As a consequence of time, the echoes of America’s “Greatest Generation” are beginning to fade. But Helen Joe’s voice remains strong, a warning for all of us.

“They just take America for granted, and the government for granted. They just don't realize what freedom really is.” “And what it costs,” I added. “Yeah. Lives,” she said. I continued, “It almost cost you your husband.” “Right. Yeah. Hm hm,” she concluded.

Helen Joe Stoddard will turn 102 years old on Halloween this year. This delightful centenarian has the wit, charm, vitality, and humor of someone half her age. And she still counts her age in half-years.

With both of us laughing hysterically, I asked her, “What’s up with that (counting in half years)?

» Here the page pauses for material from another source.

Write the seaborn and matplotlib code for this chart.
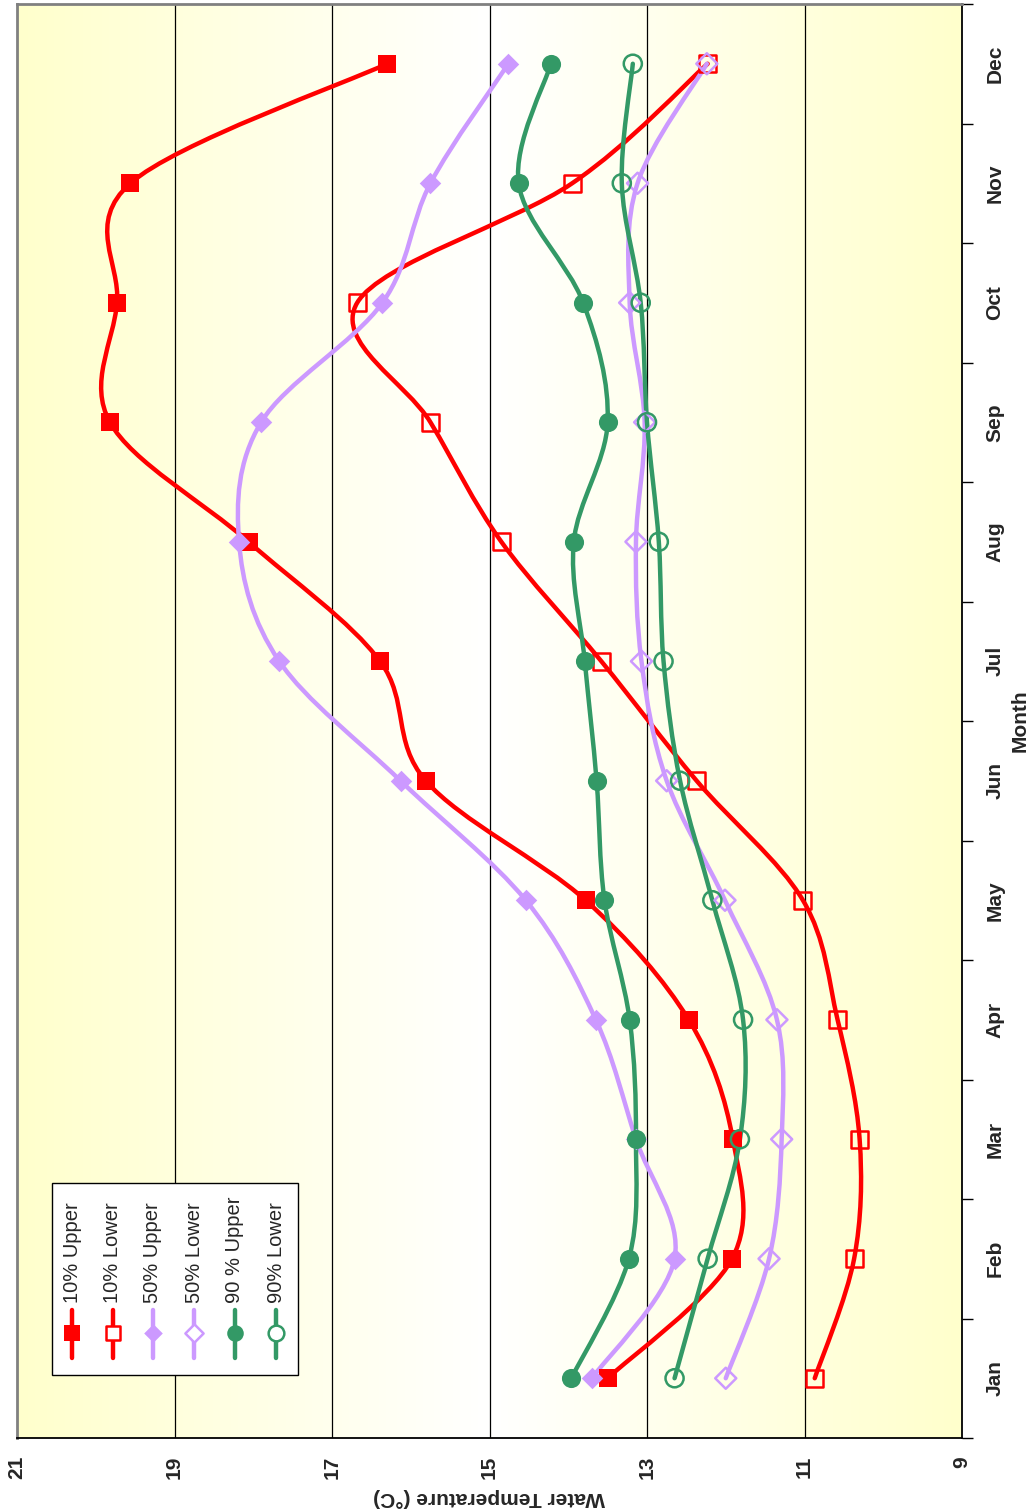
import numpy as np
import matplotlib
matplotlib.use("Agg")
import matplotlib.pyplot as plt
import seaborn as sns
from matplotlib.path import Path
from matplotlib.patches import PathPatch, Rectangle

months = ['Jan', 'Feb', 'Mar', 'Apr', 'May', 'Jun', 'Jul', 'Aug', 'Sep', 'Oct', 'Nov', 'Dec']

# water temperature (deg C) per month
upper_10 = [13.50, 11.92, 11.91, 12.47, 13.78, 15.81, 16.39, 18.06, 19.82, 19.73, 19.56, 16.30]
lower_10 = [10.87, 10.37, 10.30, 10.58, 11.02, 12.37, 13.58, 14.85, 15.75, 16.68, 13.95, 12.23]
upper_50 = [13.70, 12.65, 13.14, 13.65, 14.54, 16.13, 17.67, 18.18, 17.90, 16.36, 15.75, 14.76]
lower_50 = [12.00, 11.45, 11.29, 11.35, 12.01, 12.75, 13.07, 13.14, 13.03, 13.22, 13.12, 12.24]
upper_90 = [13.96, 13.23, 13.14, 13.22, 13.54, 13.64, 13.79, 13.93, 13.50, 13.81, 14.63, 14.22]
lower_90 = [12.65, 12.23, 11.82, 11.78, 12.17, 12.58, 12.79, 12.85, 13.00, 13.08, 13.32, 13.18]

series_names = ['10% Upper', '10% Lower', '50% Upper', '50% Lower', '90 % Upper', '90% Lower']

red = '#FF0000'
purple = '#CC99FF'
green = '#339966'

styles = [
    (upper_10, red, 's', True, 170),
    (lower_10, red, 's', False, 150),
    (upper_50, purple, 'D', True, 120),
    (lower_50, purple, 'D', False, 115),
    (upper_90, green, 'o', True, 190),
    (lower_90, green, 'o', False, 170),
]

sns.set_style("white")
plt.rcParams['font.family'] = ['Liberation Sans', 'DejaVu Sans']

fig = plt.figure(figsize=(10.34, 15.12), dpi=100)
ax = fig.add_axes([17 / 1034, 1 - 1438 / 1512, 945 / 1034, 1434 / 1512])

# yellow - white - yellow gradient background
g = np.abs(np.linspace(-1, 1, 256))
edge = np.array([1.0, 1.0, 0.80])
grad = 1 - np.outer(g, 1 - edge).reshape(1, 256, 3)
ax.imshow(grad, extent=[21, 9, -0.5, 11.5], aspect='auto', zorder=0)

for t in [11, 13, 15, 17, 19]:
    ax.axvline(t, color='#000000', lw=0.9, zorder=1)


def smooth_path(xs, ys):
    pts = np.column_stack([xs, ys])
    n = len(pts)
    verts = [pts[0]]
    codes = [Path.MOVETO]
    for i in range(n - 1):
        p0 = pts[max(i - 1, 0)]
        p1 = pts[i]
        p2 = pts[i + 1]
        p3 = pts[min(i + 2, n - 1)]
        c1 = p1 + (p2 - p0) / 6.0
        c2 = p2 - (p3 - p1) / 6.0
        verts += [c1, c2, p2]
        codes += [Path.CURVE4] * 3
    return Path(verts, codes)


idx = np.arange(len(months))
for vals, col, mk, filled, size in styles:
    ax.add_patch(PathPatch(smooth_path(vals, idx), facecolor='none', edgecolor=col,
                           lw=3.2, zorder=3, capstyle='round'))
    if filled:
        sns.scatterplot(x=vals, y=idx, marker=mk, s=size, color=col, edgecolor=col,
                        linewidth=0, ax=ax, zorder=4)
    else:
        sns.scatterplot(x=vals, y=idx, marker=mk, s=size, facecolor='none', edgecolor=col,
                        linewidth=1.8, ax=ax, zorder=4)

ax.set_xlim(21, 9)
ax.set_ylim(-0.5, 11.5)

ax.set_xticks(np.arange(9, 22, 2))
ax.set_xticklabels([str(v) for v in range(9, 22, 2)], rotation=90, fontsize=15, fontweight='bold')
ax.tick_params(axis='x', direction='out', length=10, width=1, pad=3, color='#000000')
ax.set_xlabel('Water Temperature (°C)', fontsize=15, fontweight='bold', rotation=180, labelpad=6)

ax.yaxis.tick_right()
ax.yaxis.set_label_position('right')
ax.set_yticks(idx)
ax.set_yticklabels(months, rotation=90, fontsize=15, fontweight='bold', va='center')
ax.set_yticks(np.arange(-0.5, 12, 1), minor=True)
ax.tick_params(axis='y', which='major', length=0, pad=17)
ax.tick_params(axis='y', which='minor', direction='out', length=8, width=1, color='#000000')
ax.set_ylabel('Month', fontsize=15, fontweight='bold', rotation=90, labelpad=4)

for side in ['top', 'left']:
    ax.spines[side].set_color('#808080')
    ax.spines[side].set_linewidth(2)
for side in ['bottom', 'right']:
    ax.spines[side].set_color('#000000')
    ax.spines[side].set_linewidth(1.3)
    ax.spines[side].set_visible(True)
ax.grid(False)

# legend box drawn in axes fraction
tr = ax.transAxes
ax.add_patch(Rectangle((0.037, 0.044), 0.260, 0.134, transform=tr, facecolor='white',
                       edgecolor='#000000', lw=1, zorder=5))
legend_x = [(px - 17) / 945 for px in [72, 113, 153, 194, 235, 276]]
line_y0 = (1438 - 1358) / 1434
line_y1 = (1438 - 1310) / 1434
mark_y = (1438 - 1333) / 1434
text_y = (1438 - 1303) / 1434
for lx, name, (vals, col, mk, filled, size) in zip(legend_x, series_names, styles):
    ax.plot([lx, lx], [line_y0, line_y1], transform=tr, color=col, lw=3.2, zorder=6)
    ax.scatter([lx], [mark_y], transform=tr, marker=mk, s=size * 0.75,
               facecolor=col if filled else 'white', edgecolor=col,
               linewidth=0 if filled else 1.8, zorder=7)
    ax.text(lx, text_y, name, transform=tr, rotation=90, ha='center', va='bottom',
            fontsize=14.5, zorder=7)

fig.savefig('out.png', dpi=100)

She replied, “When you get this old every month counts!”

Loren passed away several years ago. She misses him dearly, especially the closeness they shared. They could talk about everything and anything. Honesty was the core of their love for each other. She is anxious to be with him again.

Loren Stoddard was a great American hero. Truly, this story doesn’t scratch the surface of the things he did in uniform, and went on to do in civilian life. He survived the Japanese attack on Pearl Harbor, at first unknowingly returning a wave from a Japanese Zero pilot, about to drop his bombs on the U.S. fleet sitting in the harbor that Sunday morning.

He was a highly decorated pilot, and stayed in contact with each of his surviving crew members, visiting them at their homes around the country. And for years, members of the crew of the plane they were protecting when he was shot down in 1944, met yearly to pay homage to Captain Loren Stoddard and his crew, “who more than self their country loved, and mercy more than life,” knowingly facing death to protect their fellow patriots in their crippled aircraft. That disabled plane actually made it back to base, and those crew members went on to live their lives after the war because of the sacrifice of Captain Stoddard and his men, most of whom paid for it with their lives.

Maybe this Memorial Day we can all reflect on Loren Stoddard, and the countless other like him, who saved the world from tyranny back then, and continue to do so today.